Bayerischer Fernsehpreis für Lamin Leroy Gibba

Demnächst bekommt der 31-Jährige für die Serie den Blauen Panther den bayerischen Fernsehpreis verliehen, auch für den Grimme-Preis war „Schwarze Früchte“ nominiert. „Voll darauf gehofft“, habe er immer, sagt Gibba über die Anerkennung und hört sich dabei fast ein wenig wie seine Rolle Lalo an. Der Erfolg der Serie dürfte auch an ihren lässigen Dialogen liegen, die wie improvisiert klingen, aber messerscharf beobachtet und präzise geschrieben sind. Gibbas Lalo stolpert in der „Schwarze Früchte“ von einem Cringe-Moment zum nächsten: Er ist kein klassischer Sympathieträger, sondern ein Studienabbrecher, der an einer toxischen Beziehung festhält, schnell passiv-aggressiv wird und ziemlich verloren wirkt – auch, weil sein Vater gerade gestorben und das Verhältnis zur Mutter schwierig ist.
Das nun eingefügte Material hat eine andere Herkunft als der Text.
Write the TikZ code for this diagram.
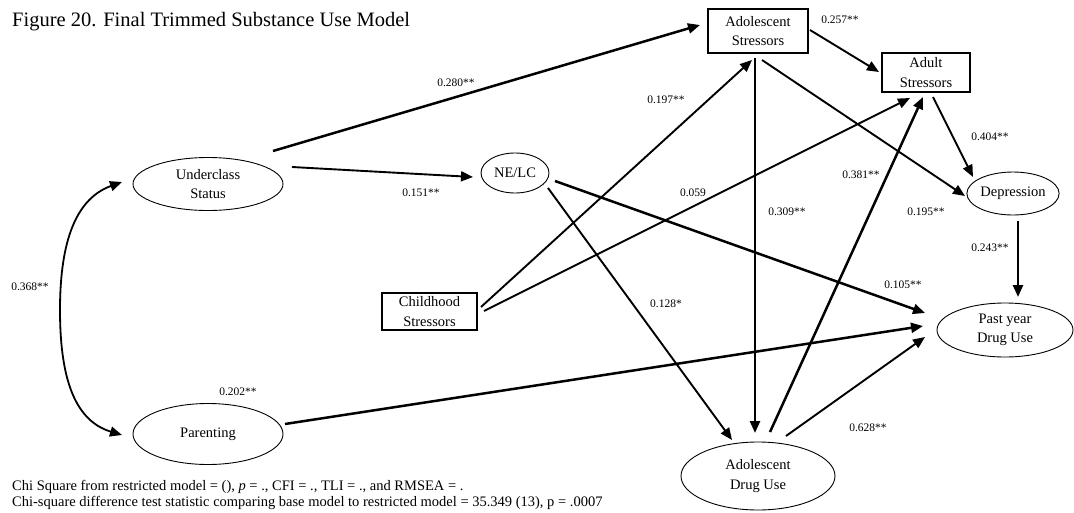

Lamin Leroy Gibba als Lalo in „Schwarze Früchte“, zu sehen in der ARD Mediathek
© ARD Degeto/Jünglinge Film/Studio Zentral/Claudia Schröder (Repro) Die großen Themen Rassismus, Sexismus und Homophobie tauchen in „Schwarze Früchte“ als Alltäglichkeiten auf, rücken nie in den Mittelpunkt. „Es ging darum, diese Geschichte mit einer Selbstverständlichkeit zu erzählen. Das Ziel war es nicht, einer weißen Mehrheit diese Lebensrealitäten zu erklären„, sagt Gibba. Stattdessen setzte er auf einen Insider-Blick, ließ sich und das ist die nächste Besonderheit vertraglich zusichern, dass auch hinter der Kamera vor allem queere Personen und People of Color zum Einsatz kamen. Eine Ansage an die deutsche Filmbranche und die ewige Ausrede: Wir finden niemanden! 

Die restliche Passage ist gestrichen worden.